Hi Marita,
Thanks for sending this.
Given the tone of the original letter, I'd be extremely hesitant to participate further with this org unless there's some confidence that "the People's Consultation" is really approaching the issue with an open perspective. I've seen previous examples of this tactic in which *any* submission to their effort just adds submittors to the list of signatories, asserting endorsement of whatever their next attempt produces; indeed it may be no different from the original version that some TC members found problematic.
Frankly, one could use their template to simply craft a TC response directly to ISED, and bypass the gatekeeper altogether. I don't have the cycles to do this single-handedly but would be fine participating in a group effort should the interest exist. Personally I would love to see an approach that advocates for the leveraging of Canada's own considerable expertise in AI with the need for digital sovereignty, attention to accuracy, lower barriers to access, and the use of open source models to maximize transparency. OTOH, I won't be part of anything that wraps technical issues in culture-war tropes.
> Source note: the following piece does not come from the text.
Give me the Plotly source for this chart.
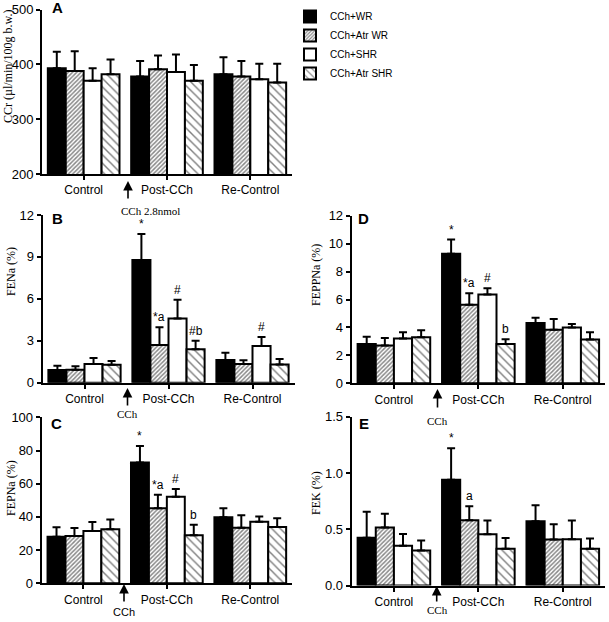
import plotly.graph_objects as go

W, H = 609, 622

categories = ["Control", "Post-CCh", "Re-Control"]
groups = ["CCh+WR", "CCh+Atr WR", "CCh+SHR", "CCh+Atr SHR"]

# Panel A: CCr
ccr_wr = [393, 378, 382]
ccr_wr_err = [30, 28, 31]
ccr_atrwr = [388, 391, 378]
ccr_atrwr_err = [36, 25, 28]
ccr_shr = [370, 386, 373]
ccr_shr_err = [23, 32, 28]
ccr_atrshr = [382, 370, 367]
ccr_atrshr_err = [27, 29, 34]

# Panel B: FENa
fena_wr = [0.91, 8.78, 1.62]
fena_wr_err = [0.31, 1.86, 0.53]
fena_atrwr = [0.93, 2.70, 1.34]
fena_atrwr_err = [0.25, 1.26, 0.26]
fena_shr = [1.34, 4.60, 2.62]
fena_shr_err = [0.43, 1.34, 0.65]
fena_atrshr = [1.29, 2.39, 1.30]
fena_atrshr_err = [0.26, 0.61, 0.40]

# Panel C: FEPNa
fepna_wr = [28.1, 72.7, 39.8]
fepna_wr_err = [5.6, 10.0, 5.4]
fepna_atrwr = [28.5, 45.2, 33.5]
fepna_atrwr_err = [4.8, 8.2, 7.5]
fepna_shr = [31.5, 52.2, 37.1]
fepna_shr_err = [5.5, 4.6, 3.1]
fepna_atrshr = [32.5, 28.9, 33.9]
fepna_atrshr_err = [5.9, 6.4, 5.3]

# Panel D: FEPPNa
feppna_wr = [2.82, 9.28, 4.32]
feppna_wr_err = [0.52, 1.01, 0.38]
feppna_atrwr = [2.70, 5.63, 3.84]
feppna_atrwr_err = [0.55, 0.81, 0.76]
feppna_shr = [3.20, 6.35, 3.99]
feppna_shr_err = [0.45, 0.45, 0.26]
feppna_atrshr = [3.29, 2.82, 3.13]
feppna_atrshr_err = [0.50, 0.33, 0.52]

# Panel E: FEK
fek_wr = [0.425, 0.94, 0.571]
fek_wr_err = [0.23, 0.28, 0.143]
fek_atrwr = [0.515, 0.58, 0.408]
fek_atrwr_err = [0.122, 0.125, 0.137]
fek_shr = [0.354, 0.455, 0.41]
fek_shr_err = [0.104, 0.122, 0.167]
fek_atrshr = [0.31, 0.327, 0.327]
fek_atrshr_err = [0.09, 0.096, 0.09]

# significance marks: (category index, group index, label)
sig_B = [(1, 0, "*"), (1, 1, "*a"), (1, 2, "#"), (1, 3, "#b"), (2, 2, "#")]
sig_C = [(1, 0, "*"), (1, 1, "*a"), (1, 2, "#"), (1, 3, "b")]
sig_D = [(1, 0, "*"), (1, 1, "*a"), (1, 2, "#"), (1, 3, "b")]
sig_E = [(1, 0, "*"), (1, 1, "a")]

SANS = "Liberation Sans, Arial, sans-serif"
SERIF = "Liberation Serif, Times New Roman, serif"
BARGAP = 0.14


def px(x):
    return x / W


def py(y):
    return 1 - y / H


styles = [
    dict(color="black", pattern=None),
    dict(color="white", pattern=dict(shape="/", fgcolor="#111", bgcolor="white", size=3, solidity=0.5)),
    dict(color="white", pattern=None),
    dict(color="white", pattern=dict(shape="\\", fgcolor="black", bgcolor="white", size=6, solidity=0.24)),
]

panels = [
    dict(key="A", ax="", vals=[ccr_wr, ccr_atrwr, ccr_shr, ccr_atrshr],
         errs=[ccr_wr_err, ccr_atrwr_err, ccr_shr_err, ccr_atrshr_err],
         xd=(42, 292), yd=(9.5, 174), yr=[200, 500], tv=[200, 300, 400, 500], fmt=None,
         title="CCr (µl/min/100g b.w.)", tpos=(8, 67), sig=[], letter=(57, 8)),
    dict(key="B", ax="2", vals=[fena_wr, fena_atrwr, fena_shr, fena_atrshr],
         errs=[fena_wr_err, fena_atrwr_err, fena_shr_err, fena_atrshr_err],
         xd=(42.5, 294.5), yd=(215, 382.7), yr=[0, 12], tv=[0, 3, 6, 9, 12], fmt=None,
         title="FENa (%)", tpos=(11, 272), sig=sig_B, letter=(57, 218)),
    dict(key="C", ax="3", vals=[fepna_wr, fepna_atrwr, fepna_shr, fepna_atrshr],
         errs=[fepna_wr_err, fepna_atrwr_err, fepna_shr_err, fepna_atrshr_err],
         xd=(41.7, 292), yd=(417.3, 583.3), yr=[0, 100], tv=[0, 20, 40, 60, 80, 100], fmt=None,
         title="FEPNa (%)", tpos=(11, 488), sig=sig_C, letter=(56, 423)),
    dict(key="D", ax="4", vals=[feppna_wr, feppna_atrwr, feppna_shr, feppna_atrshr],
         errs=[feppna_wr_err, feppna_atrwr_err, feppna_shr_err, feppna_atrshr_err],
         xd=(351.7, 605), yd=(215.7, 383.3), yr=[0, 12], tv=[0, 2, 4, 6, 8, 10, 12], fmt=None,
         title="FEPPNa (%)", tpos=(316, 275), sig=sig_D, letter=(363, 218)),
    dict(key="E", ax="5", vals=[fek_wr, fek_atrwr, fek_shr, fek_atrshr],
         errs=[fek_wr_err, fek_atrwr_err, fek_shr_err, fek_atrshr_err],
         xd=(351.7, 605), yd=(416.7, 585.5), yr=[0, 1.5], tv=[0, 0.5, 1.0, 1.5], fmt=".1f",
         title="FEK (%)", tpos=(316, 493), sig=sig_E, letter=(364, 423)),
]

fig = go.Figure()
annotations = []
layout_axes = {}

bw = (1 - BARGAP) / 4

for p in panels:
    xa = "x" + p["ax"]
    ya = "y" + p["ax"]
    for j, g in enumerate(groups):
        st = styles[j]
        marker = dict(color=st["color"], line=dict(color="black", width=2))
        if st["pattern"]:
            marker["pattern"] = st["pattern"]
        fig.add_trace(go.Bar(
            x=categories, y=p["vals"][j], name=g, legendgroup=g,
            showlegend=(p["key"] == "A"), marker=marker,
            error_y=dict(type="data", symmetric=False, array=p["errs"][j],
                         arrayminus=[0] * len(categories), color="black",
                         thickness=2, width=4),
            xaxis=xa, yaxis=ya,
        ))
    xname = "xaxis" + p["ax"]
    yname = "yaxis" + p["ax"]
    layout_axes[xname] = dict(
        domain=[px(p["xd"][0]), px(p["xd"][1])], anchor=ya,
        type="category", range=[-0.5, 2.5], showline=True, linecolor="black", linewidth=2,
        ticks="outside", ticklen=4, tickwidth=1.5, tickcolor="black", showgrid=False,
        zeroline=False, automargin=False, tickfont=dict(family=SANS, size=12, color="black"),
    )
    layout_axes[yname] = dict(
        domain=[py(p["yd"][1]), py(p["yd"][0])], anchor=xa,
        range=p["yr"], tickvals=p["tv"], showline=True, linecolor="black", linewidth=2,
        ticks="outside", ticklen=4, tickwidth=1.5, tickcolor="black", showgrid=False,
        zeroline=False, automargin=False, tickfont=dict(family=SANS, size=13, color="black"),
    )
    if p["fmt"]:
        layout_axes[yname]["tickformat"] = p["fmt"]
    # y title
    annotations.append(dict(
        text=p["title"], xref="paper", yref="paper", x=px(p["tpos"][0]), y=py(p["tpos"][1]),
        textangle=-90, showarrow=False, xanchor="center", yanchor="middle",
        font=dict(family=SERIF, size=12, color="black")))
    # panel letter
    annotations.append(dict(
        text="<b>%s</b>" % p["key"], xref="paper", yref="paper",
        x=px(p["letter"][0]), y=py(p["letter"][1]), showarrow=False,
        xanchor="center", yanchor="middle", font=dict(family=SANS, size=15, color="black")))
    # significance
    for (ci, gj, lab) in p["sig"]:
        top = p["vals"][gj][ci] + p["errs"][gj][ci]
        annotations.append(dict(
            text=lab, xref=xa, yref=ya, x=ci + (gj - 1.5) * bw, y=top,
            yanchor="bottom", xanchor="center", showarrow=False, yshift=1,
            font=dict(family=SANS, size=12, color="black")))

# arrows (head x, head y, tail y) and labels
arrows = [(128, 181, 200), (127.5, 388, 407), (124, 584, 603), (437.5, 389, 409), (436.7, 586, 603)]
for (ax_, hy, ty) in arrows:
    annotations.append(dict(
        text="", xref="paper", yref="paper", x=px(ax_), y=py(hy), ax=0, ay=ty - hy,
        showarrow=True, arrowhead=2, arrowsize=1.2, arrowwidth=1.6, arrowcolor="black"))

labels = [("CCh 2.8nmol", 150, 211, SERIF), ("CCh", 127, 414, SERIF), ("CCh", 124, 612, SANS),
          ("CCh", 437, 421, SERIF), ("CCh", 437, 610, SERIF)]
for (t, lx, ly, fam) in labels:
    annotations.append(dict(
        text=t, xref="paper", yref="paper", x=px(lx), y=py(ly), showarrow=False,
        xanchor="center", yanchor="middle", font=dict(family=fam, size=11, color="black")))

fig.update_layout(
    width=W, height=H, margin=dict(l=0, r=0, t=0, b=0, autoexpand=False),
    paper_bgcolor="white", plot_bgcolor="white",
    barmode="group", bargap=BARGAP, bargroupgap=0,
    legend=dict(x=px(290), y=py(2), xanchor="left", yanchor="top",
                font=dict(family=SANS, size=10, color="black"), bgcolor="rgba(0,0,0,0)",
                tracegroupgap=0),
    annotations=annotations,
    **layout_axes,
)

fig.write_html("out.html", config={"displayModeBar": False},
               post_script="document.body.style.margin='0';document.body.style.overflow='hidden';")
(In particular, the open letter's demand for excessive guardrails is at best misguided and at worst laughable. I'm working with local versions of AI models on my own computer as we speak, and it's clear to me that as fast as guardrails can be applied to AI models there are others able to disable them. For a quick example, it's easy to download versions of Chinese models such as DeepSeek which undo all the embedded CCP censorship and give frank answers to embarrassing questions.)